Paul Lopez, Geflügelfleischproduzent aus Frankreich ("bei uns wird
das Thema Tierwohl lange nicht so intensiv diskutiert wie in
Deutschland") und Präsident des europäischen
Geflügelschlachtereienverbandes a.v.e.c., stellte die Forderung auf,
die Importstandards müssten den hohen europäischen Standards bei der
Erzeugung von Geflügelfleisch und Eiern entsprechen. Hierbei verdiene
das anerkannt hohe Maß der europäischen Prozessqualität eine
besondere Würdigung: "Wir brauchen den ,farm-to-fork'-Ansatz, wir
müssen die gesamte Erzeugungskette betrachten - nicht allein das, was
im Schlachthof ankommt." Zugleich sei bei der gesamten Diskussion zum
Thema Tierwohl zu bedenken, dass die Branche nicht für die Nische
produziere, sondern für den Weltmarkt.
Mit Ricardo Santin, einem hochrangigen Vertreter der
brasilianischen Geflügelwirtschaft und dem Vizepräsidenten des
International Poultry Councils (IPC), war ein Vertreter ebendieses
Weltmarktes anwesend. Brasilien müsse für den Handel mit der EU hohe
Tierwohlanforderungen erfüllen und könne dies auch, so Santin:
"Allein das Klima gibt uns die Möglichkeit, Geflügel in niedrigen
Besatzdichten und auch im Freiland zu halten."
Dr.
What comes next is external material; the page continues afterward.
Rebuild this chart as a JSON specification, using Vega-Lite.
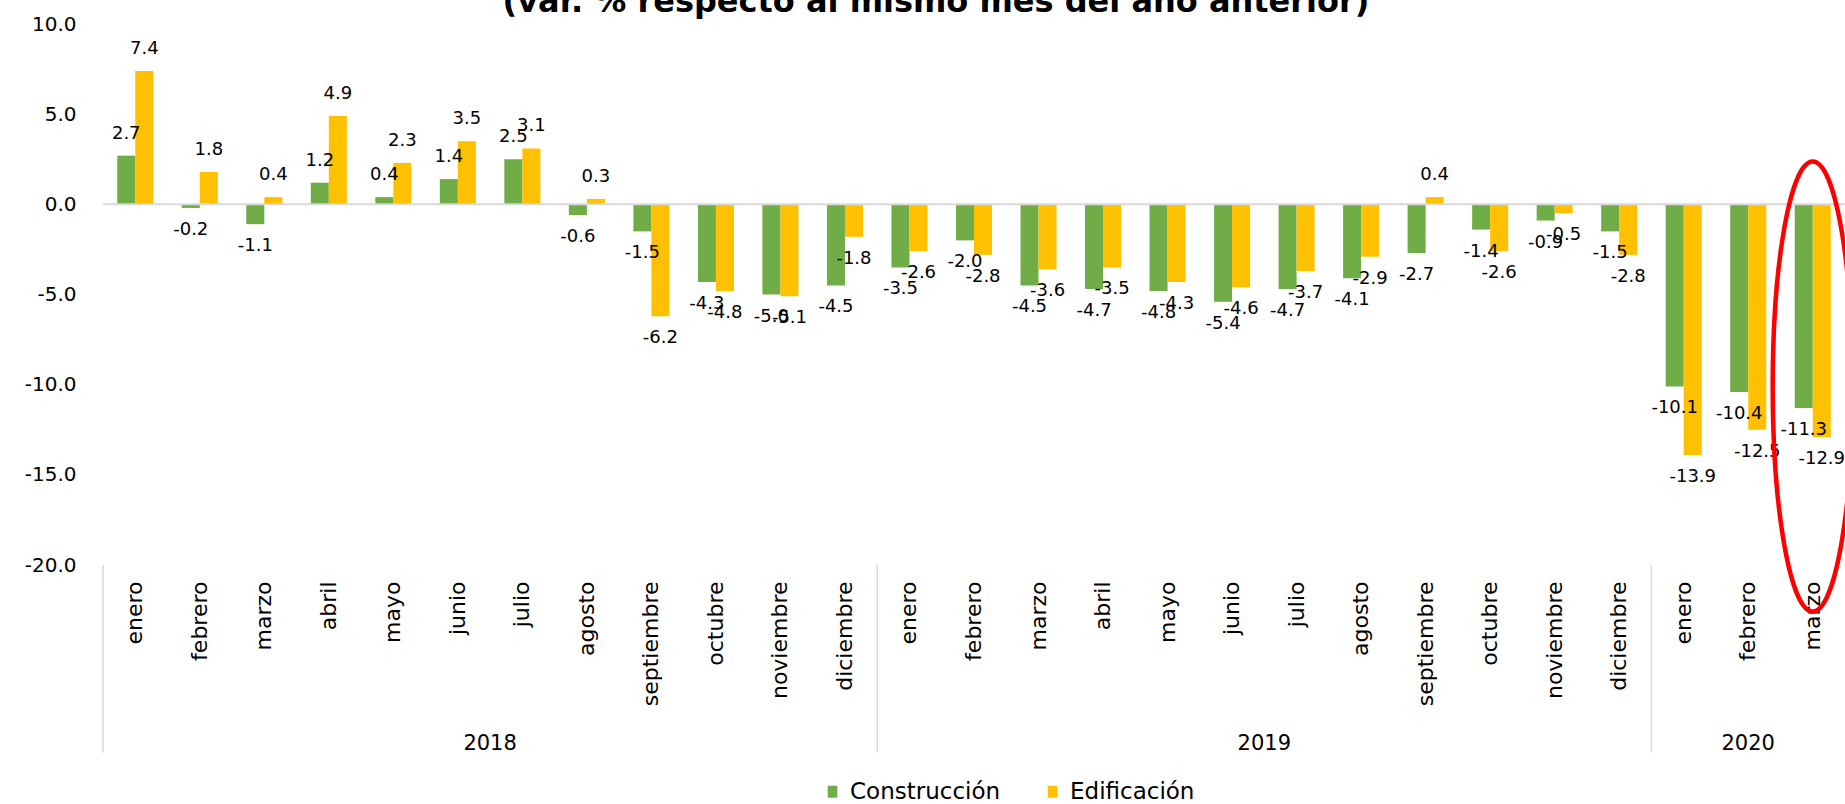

Michael Scannell, stellvertretender Generaldirektor der
Europäischen Kommission für den Bereich Lebensmittelsicherheit, hob
hervor, die EU sei viel zu lange viel zu geduldig mit ihren
Handelspartnern gewesen, Restriktionen habe es kaum jemals gegeben.
Jetzt drohe aber Gefahr von gleich zwei Fronten: Der
Lebensmitteleinzelhandel fordere zunehmend vergleichbare
Tierwohlstandards für Importe - und auch der Verbraucher werde
ungeduldig. Scannell lobte das europäische System als außergewöhnlich
transparent und effizient und warnte vor diesem Hintergrund mit
Nachdruck: "Wir müssen offensiver werden, unsere Interessen zu
vertreten! Die Verbraucher werden diese unterschiedlichen Standards
beim Tierwohl nicht länger hinnehmen."